Es fácil dejarse intoxicar de dopamina. Por la justificación de que ‘es mi trabajo’ o por simple placer mental. Pero de un tiempo hasta parte me he visto enganchado a apuntarlo todo entre blocs del teléfono: una supuesta buena idea, una referencia de paso, un eureka… Me digo que debe ser un intenso temor al paso del tiempo, queriendo retenerlo todo aquí y ahora. El horror. Ha supuesto añadir más permanencia al móvil. Más adicción. Me pillo en el súper apuntando: “las vidas son como los cuadros, conviene siempre mirarlos cuatro pasos atrás” (Saramago) o “El fotógrafo René Robert muere congelado en las calles de París tras una caída. El artista, de 84 años, permaneció nueve horas en la acera sin que nadie le prestara ayuda” (El País).

Estoy en tratamiento. Me fijo como micro objetivo no apuntar cada idea, recordatorio o chance que entiendo imprescindible anotar antes de que se me olvide. Procuro que sedimente por si solo. Ya volverá el recuerdo. O no. Da igual. Me estoy quitando. No lo sé.

Reconciliación: en la casa de Sorolla

No es demasiado elegante decirlo, pero lo voy a decir: Sorolla siempre me ha dado cierta tirria. Quizá porque me inquietan los relatos prefabricados y sin grietas. El exceso de sorallismo en mis primeras ‘valencias’ me distanció y me llevó a interesarme por quienes quedaron sepultados por el monopolio Sorolla. En cambio, el tiempo y la distancia, han apartado la tontería y veo sus cuadros con esos cuatro pasos de separación preceptivos. Por la novedad, me fascina como si los estuviera viendo por primera vez. Visitar la casa museo Sorolla es un pequeño tránsito común. Escuché sobre el pintor: “era un mapa de calor que sabía medir y plasmar las zonas donde enfriarse, donde arder”. Desde entonces especulo sobre la temperatura de sus pinturas. Las que más me gustan son las que conservan un calor que ni es tibio ni es tropical, irremediablemente húmedo.

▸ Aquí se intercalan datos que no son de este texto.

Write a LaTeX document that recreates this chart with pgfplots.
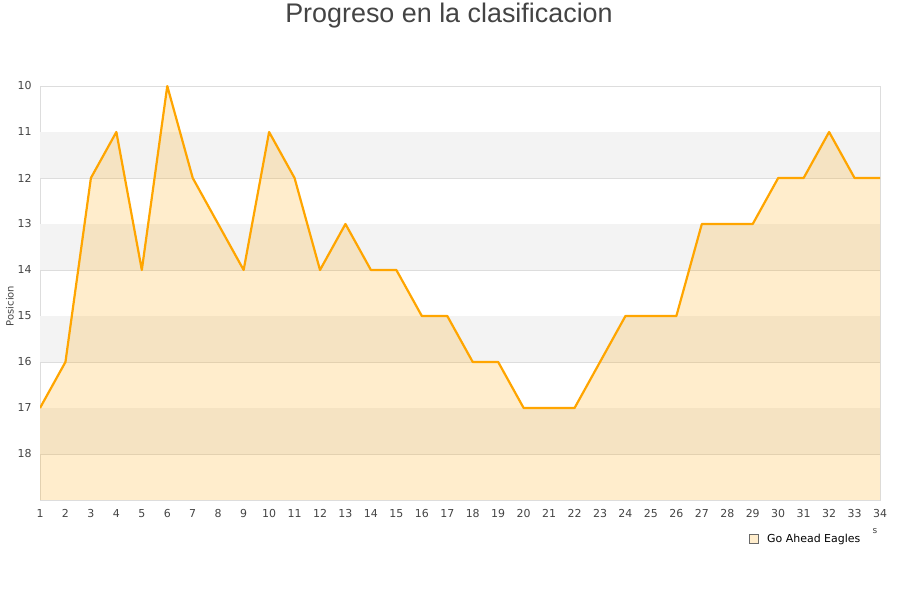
\documentclass[border=0pt]{standalone}
\usepackage{pgfplots}
\pgfplotsset{compat=1.18}
\usepackage{fontspec}
\setmainfont{DejaVu Sans}
\newfontfamily\titlefont{Liberation Sans}
\definecolor{txt}{HTML}{444444}
\definecolor{gridc}{HTML}{DDDDDD}
\definecolor{band}{HTML}{F3F3F3}
\definecolor{lineo}{HTML}{FFA500}
\begin{document}
\begin{tikzpicture}[x=1bp,y=1bp]
\path[use as bounding box] (0,0) rectangle (900,600);
\node[text=txt,font=\titlefont\fontsize{27}{30}\selectfont] at (449,584) {Progreso en la clasificacion};
\node[text=txt,font=\fontsize{10}{12}\selectfont, rotate=90] at (10,294) {Posicion};
\begin{axis}[
  at={(40bp,100bp)}, anchor=south west,
  width=840bp, height=414bp, scale only axis,
  xmin=1, xmax=34, ymin=10, ymax=19, y dir=reverse,
  xtick={1,...,34}, ytick={10,...,18},
  major tick length=0pt,
  ymajorgrids, grid style={gridc, line width=0.8pt},
  axis line style={gridc, line width=0.8pt},
  tick label style={text=txt, font=\fontsize{11}{13}\selectfont},
  /pgf/number format/assume math mode=true,
  yticklabel style={xshift=-5bp},
  xticklabel style={yshift=-6bp},
  clip=true,
]
\addplot[fill=band, draw=none] coordinates {(1,11.01)(34,11.01)(34,11.99)(1,11.99)};
\addplot[fill=band, draw=none] coordinates {(1,13.01)(34,13.01)(34,13.99)(1,13.99)};
\addplot[fill=band, draw=none] coordinates {(1,15.01)(34,15.01)(34,15.99)(1,15.99)};
\addplot[fill=band, draw=none] coordinates {(1,17.01)(34,17.01)(34,17.99)(1,17.99)};
\addplot[fill=lineo, fill opacity=0.2, draw=none] coordinates {
(1,17)(2,16)(3,12)(4,11)(5,14)(6,10)(7,12)(8,13)(9,14)(10,11)(11,12)(12,14)(13,13)(14,14)(15,14)(16,15)(17,15)(18,16)(19,16)(20,17)(21,17)(22,17)(23,16)(24,15)(25,15)(26,15)(27,13)(28,13)(29,13)(30,12)(31,12)(32,11)(33,12)(34,12)(34,19)(1,19)};
\addplot[lineo, line width=2.2bp, line join=round, mark=none] coordinates {
(1,17)(2,16)(3,12)(4,11)(5,14)(6,10)(7,12)(8,13)(9,14)(10,11)(11,12)(12,14)(13,13)(14,14)(15,14)(16,15)(17,15)(18,16)(19,16)(20,17)(21,17)(22,17)(23,16)(24,15)(25,15)(26,15)(27,13)(28,13)(29,13)(30,12)(31,12)(32,11)(33,12)(34,12)};
\end{axis}
\node[text=txt, font=\fontsize{9}{10}\selectfont] at (875,69) {s};
\fill[fill=lineo!20, draw=txt!80, line width=0.5bp] (749,56.5) rectangle (758,65.5);
\node[anchor=west, text=black, font=\fontsize{11}{13}\selectfont, inner sep=0] at (767,61) {Go Ahead Eagles};
\end{tikzpicture}
\end{document}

Salones: Comparte Bistró, Gran Martínez, Trinchera

Mañana podrían ser otros tres, pero en estos meses he sentido la conciencia plena del entusiasmo donde más lo suelo hacer: en salones de restaurantes que no buscan el show, sino que dejan celebrar sin guion. Fiesta de taberna en Comparte Bistró (Madrid), oscuridad feliz en Gran Martínez (València), sol de cara en Trinchera (València).